Early the next day, as Evers returned home from an NAACP meeting, he was fatally shot in the back—with his wife and three children just steps away inside. He died less than an hour later. He was 37.


Just days later, the police had a suspect—Byron De La Beckwith. It appeared to be a straightforward case: Police had the rifle that was recently fired, De La Beckwith’s fingerprints were present, and there was an injury to his eye that occurred during the shooting. De La Beckwith also had been seen around the Evers’ home.


Although the prosecution presented a compelling case, this was the Deep South in the 1960s. Two trials with all-white juries were unable to reach a verdict.


De La Beckwith was a free man.


 


Evers’ legacy


It took 30 years, but the Evers family finally got justice. In the early 1990s, Myrlie Evers asked prosecutors to reopen the case with new evidence and witness testimony. This time, De La Beckwith was found guilty and sentenced to life in prison.


The nation lost a true hero in Medgar Evers. He was a war veteran and a devoted family man. He worked tirelessly as a civil rights leader, and his wife continued his work, later serving as chair of the National Board of Directors of the NAACP. Evers’ brother assumed the role as NAACP field secretary, and later became the mayor of Fayette, Mississippi.

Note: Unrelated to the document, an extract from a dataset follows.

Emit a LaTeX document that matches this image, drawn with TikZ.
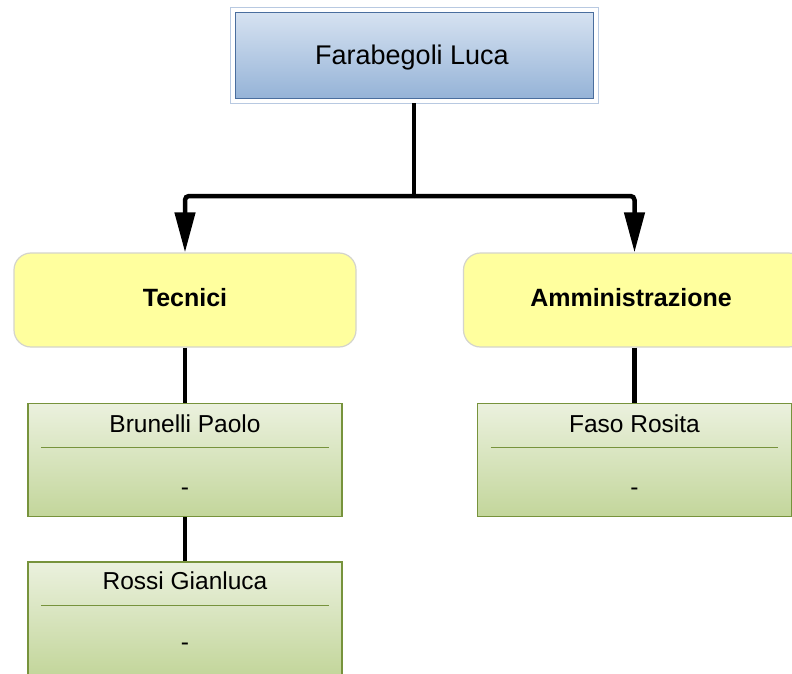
\documentclass[tikz,border=0pt]{standalone}
\usepackage{fontspec}
\setmainfont{Liberation Sans}
\usetikzlibrary{arrows.meta,calc}
\definecolor{bluetop}{HTML}{D6E2F1}
\definecolor{bluebot}{HTML}{95B3D7}
\definecolor{blueedge}{HTML}{4A6E9E}
\definecolor{bluefrm}{HTML}{B8C9E1}
\definecolor{yel}{HTML}{FFFF9E}
\definecolor{yeledge}{HTML}{D4D4CC}
\definecolor{grtop}{HTML}{EBF1DE}
\definecolor{grbot}{HTML}{C3D69B}
\definecolor{gredge}{HTML}{77933C}
\begin{document}
\begin{tikzpicture}[x=1pt,y=-1pt,
  frm/.style={draw=bluefrm, line width=0.9pt, inner sep=0pt, minimum width=368pt, minimum height=96pt},
  topbox/.style={draw=blueedge, line width=1.6pt, top color=bluetop, bottom color=bluebot, inner sep=0pt, minimum width=358pt, minimum height=86pt},
  grp/.style={draw=yeledge, line width=1.2pt, fill=yel, rounded corners=17pt, inner sep=0pt, minimum width=342pt, minimum height=94pt},
  person/.style={draw=gredge, line width=1.2pt, top color=grtop, bottom color=grbot, inner sep=0pt, minimum width=314pt, minimum height=113pt},
  divline/.style={draw=gredge, line width=1pt},
  txt/.style={anchor=base, inner sep=0pt},
  bigtxt/.style={txt, font=\fontsize{27}{30}\selectfont},
  grptxt/.style={txt, font=\fontsize{25}{28}\selectfont\bfseries},
  nametxt/.style={txt, font=\fontsize{24.5}{28}\selectfont},
  conn/.style={line width=4.5pt, rounded corners=4pt},
  arr/.style={-{Triangle[length=40pt,width=20pt]}}
]
\useasboundingbox (0,0) rectangle (792,674);
\clip (0,0) rectangle (792,674);
\fill[white] (0,0) rectangle (792,674);

% top
\node[frm] (frame) at (414,55) {};
\node[topbox] (luca) at (414.5,55.5) {};
\node[bigtxt] (lucat) at (412,65) {Farabegoli Luca};

% groups
\node[grp] (tec) at (185,300) {};
\node[grptxt] (tect) at (185,306.5) {Tecnici};
\node[grp] (amm) at (634.5,300) {};
\node[grptxt] (ammt) at (631,306.5) {Amministrazione};

% persons
\node[person] (bru) at (185,460) {};
\node[nametxt] (brut) at (185,432.5) {Brunelli Paolo};
\node[nametxt] (brud) at (185,495) {-};
\draw[divline] ($(bru.north west)+(14,45)$) -- ($(bru.north east)+(-14,45)$);

\node[person] (ros) at (185,618.5) {};
\node[nametxt] (rost) at (185,589.5) {Rossi Gianluca};
\node[nametxt] (rosd) at (185,650.5) {-};
\draw[divline] ($(ros.north west)+(14,44)$) -- ($(ros.north east)+(-14,44)$);

\node[person] (fas) at (634.5,460) {};
\node[nametxt] (fast) at (634.5,432.5) {Faso Rosita};
\node[nametxt] (fasd) at (634.5,495) {-};
\draw[divline] ($(fas.north west)+(14,45)$) -- ($(fas.north east)+(-14,45)$);

% connectors
\coordinate (j) at (414,196);
\draw[conn] (frame.south) -- (j);
\draw[conn,arr] (j) -| (tec.north);
\draw[conn,arr] (j) -| (amm.north);
\draw[conn] (tec.south) -- (bru.north);
\draw[conn] (bru.south) -- (ros.north);
\draw[conn] (amm.south) -- (fas.north);
\end{tikzpicture}
\end{document}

Evers was buried at Arlington National Cemetery with full military honors. His life and work inspired many works of art, including songs by Bob Dylan and the 1996 film The Ghosts of Mississippi. In 1970, a college was founded in his name—the Medgar Evers College of the City University of New York in Brooklyn, New York.


 


Though he lived only 37 years, Evers’ passion for civil rights continues to inspire.